Encore plus technique, encore plus rigolo. Des chercheurs de l’université de Navarre ont appliqué des outils associés aux mathématiques et aux sciences physiques, à savoir l’étude des systèmes complexes à l’analyse de l’apprentissage de la langue. Cette technique obéit à la théorie de la Gestalt, et part de l’étude du système global pour comprendre l’architecture des parties qui le composent. Ils en ont déduit que toutes les langues du monde, aussi différentes soient-elles du point de vue grammatical, obéissent aux mêmes modèles d’organisation et aux mêmes lois statistiques qui permettent d’expliquer la polysémie, et l’organisation en caractères sémantiques. Pour faire simple, l’apprentissage et l’architecture du langage s’organise en réseaux et en associations d’idées. Et qui aujourd’hui peut croire que le monde n’est pas un petit réseau?

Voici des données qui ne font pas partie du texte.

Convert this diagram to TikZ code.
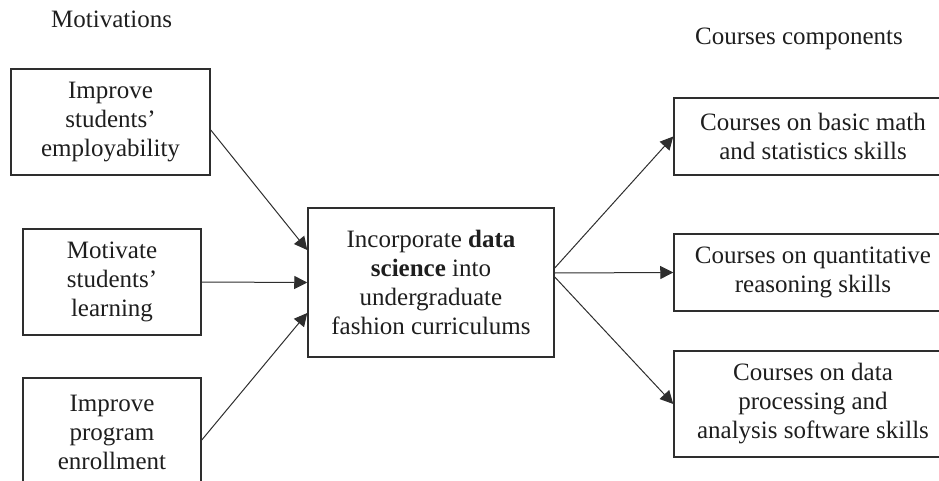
\documentclass[tikz,border=0pt]{standalone}
\usepackage{fontspec}
\setmainfont{Liberation Serif}
\usetikzlibrary{arrows.meta}
\definecolor{ln}{HTML}{2E2E2E}
\definecolor{tx}{HTML}{1E1E1E}
\begin{document}
\begin{tikzpicture}[x=1pt,y=-1pt,
  box/.style={draw=ln,line width=1.5pt,inner sep=0pt,align=center,text=tx,
    font=\fontsize{25}{29}\selectfont},
  conn/.style={draw=ln,line width=1pt,-{Triangle[length=13pt,width=13pt]}},
  ttl/.style={anchor=base west,inner sep=0pt,text=tx,font=\fontsize{25}{29}\selectfont}]
\useasboundingbox (0,0) rectangle (939,481);
\clip (0,0) rectangle (939,481);
\node[ttl] (t1) at (51,28) {Motivations};
\node[ttl] (t2) at (695,45) {Courses components};
\node[box,minimum width=199pt,minimum height=106pt] (b1) at (110.5,122) {Improve\\students'\\employability};
\node[box,minimum width=178pt,minimum height=106pt] (b2) at (112,282) {Motivate\\students'\\learning};
\node[box,minimum width=178pt,minimum height=108pt] (b3) at (112,432) {Improve\\program\\enrollment};
\node[box,minimum width=246pt,minimum height=149pt] (c) at (431,282.5) {Incorporate \textbf{data}\\\textbf{science} into\\undergraduate\\fashion curriculums};
\node[box,minimum width=278pt,minimum height=77pt] (r1) at (813,136.5) {Courses on basic math\\and statistics skills};
\node[box,minimum width=278pt,minimum height=77pt] (r2) at (813,272.5) {Courses on quantitative\\reasoning skills};
\node[box,minimum width=278pt,minimum height=106pt] (r3) at (813,404) {Courses on data\\processing and\\analysis software skills};
\draw[conn] ([yshift=-8pt]b1.east) -- ([yshift=32.5pt]c.west);
\draw[conn] (b2.east) -- (c.west);
\draw[conn] ([yshift=-8pt]b3.east) -- ([yshift=-30.5pt]c.west);
\draw[conn] ([yshift=14.5pt]c.east) -- (r1.west);
\draw[conn] ([yshift=9.5pt]c.east) -- (r2.west);
\draw[conn] ([yshift=5.5pt]c.east) -- (r3.west);
\end{tikzpicture}
\end{document}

De toutes ces données, il ressort donc une idée: les ennemis de l’anglicisme (et de l’apport de vocabulaire d’autres langues en général) sont à la langue française ce que les créationnistes sont à Darwin: de vilains rétrogrades dont le cerveau ressemble beaucoup, en termes de volume, à celui des dinosaures dont ils nient l’existence. S’ils empêchent la langue d’évoluer, elle mourra.

Et puis de toute façon, si j’ai envie de parler portugais à ma grand-mère, allemand à mes chats, russe ou luxembourgeois quand je suis bourré, et un mélange de tout ça quand ça me prend, ça ne ressuscitera pas Nelson Mandela.